Police develop 'military mind set'

With aid of Pentagon, civilian forces acquiring army-style look, approach

September 12, 1999|By Diane Cecilia Weber

ON FEB. 28, 1993, 76 agents from the Bureau of Alcohol, Tobacco and Firearms (BATF) assaulted Mount Carmel, the Branch Davidian compound in Waco, Texas, firing MP-5 machine guns continuously and throwing percussion grenades -- just to execute an arrest-and-search warrant.

The agents had been trained in military assault tactics by Green Berets at Fort Hood, Texas. Although the BATF's lengthy search warrant had not mentioned drugs, the agency nevertheless reported a drug connection -- a methamphetamine lab -- so it could receive free advice, training and equipment from the Pentagon. No proof of a drug lab was found after the attack.

Moreover, the Federal Bureau of Investigation, which took control of what was to become a 51-day siege at Mount Carmel, received advice, training and equipment from the military. Delta Force advisers played a key role in the FBI's tank and chemical warfare attack on the Davidian residence April 19, 1993, and federal agents acquired military training to drive the M-60 tanks that inserted CS gas into the compound and the Bradley Fighting Vehicles that shot nearly 400 40-mm canisters of CS gas through the walls of the structure. The FBI now admits to firing pyrotechnic devices into portion of the compound.

The military's role in the Waco episode was perfectly legal.
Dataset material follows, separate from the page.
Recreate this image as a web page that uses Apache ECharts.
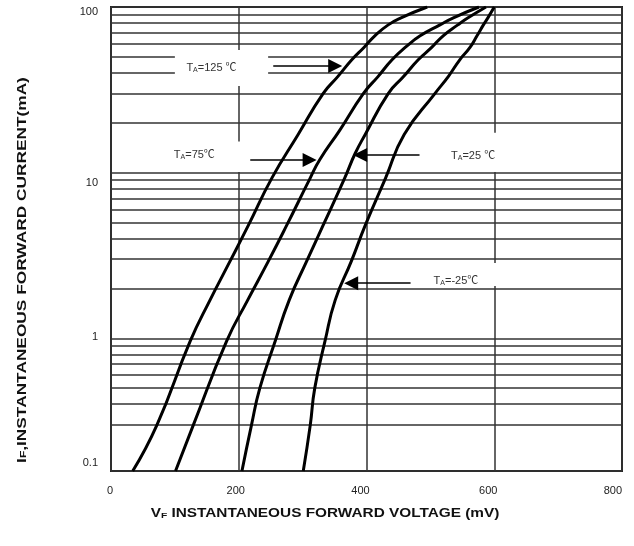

A report by the General Accounting Office, Congress' investigative arm, says the standard for justifying the military's role in drug investigations has not been clearly established. Consequently, military officials have "considerable discretion" in deciding to assist civilian police agencies.

Since 1981, when Congress passed the Military Cooperation with Law Enforcement Official Act, the military has become increasingly involved in civilian law enforcement, and has been encouraged to share equipment, training, facilities and technology with civilian enforcement agencies.

During the past 20 years, under the direct political sponsorship of elected representatives in Congress and under successive presidents, the Posse Comitatus Act of 1878 -- a law designed to keep the military out of civilian affairs -- has been diluted by exceptions tied to the war on drugs. In 1986, President Ronald Reagan officially designated drug trafficking as a "national security" threat. A year later, Congress set up an administrative apparatus, with a toll-free number, to encourage local civilian agencies to take advantage of military assistance.

In 1989, President George Bush created six regional joint task forces in the Department of Defense to act as liaisons between police and the military. (The BATF and FBI relied on Joint Task Force 6 for help in the Waco assaults).

Wartime arms in peacetime

A few years later, Congress ordered the Pentagon to make military surplus hardware available to state and local police for enforcement of drug laws -- which the military has done, free of charge. And in 1994, the Department of Defense and the Department of Justice signed an agreement enabling the military to transfer wartime technology to local police departments for peacetime use in American neighborhoods, against American citizens.

This sharing of military resources with civilian agencies has not only gone to federal agencies but also to police bureaus across the nation, from the huge Los Angeles Police Department to the seven-member department in Jasper, Fla. (population 2,000). The result has been an alarming militarization of local law enforcement. Most hardware has been funneled to special paramilitary units in departments known as Special Weapons and Tactics (SWAT) teams, contributing to what criminal justice scholar Peter Kraska has called the "militarization of Mayberry."

Since the early 1980s, SWAT teams have proliferated. A 1997 study by Kraska showed that 90 percent of cities with populations of more than 50,000 had paramilitary units, as did three-quarters of those with populations under 50,000. The Pentagon has been equipping those units with everything from M-16 automatic rifles to grenade launchers. Jasper's seven-member force, for example, has been the beneficiary of seven M-16s, 23 helicopters, an armored personnel carrier, two C-12 aircraft and a bomb robot. Los Angeles asked for, and got, 600 M-16s after a February 1997 shootout with bank robbers carrying automatic weapons and wearing body armor.

Between 1995 and 1997, the military handed over 1.2 million pieces of surplus military hardware to police SWAT teams. But more important, about half of SWAT members get their training from active-duty military personnel, some of them from the Navy SEALS or Army Rangers. Like those special operations units, the SWAT team is structured as a combat unit, with a commander, a tactical leader, a scout, a sniper and so on.

This, in combination with full battle dress of lace-up combat boots, full-body armor in black or camouflage, Kevlar helmets and -- for a touch of impersonality -- "Ninja" hoods, has produced a military mind set in many police departments.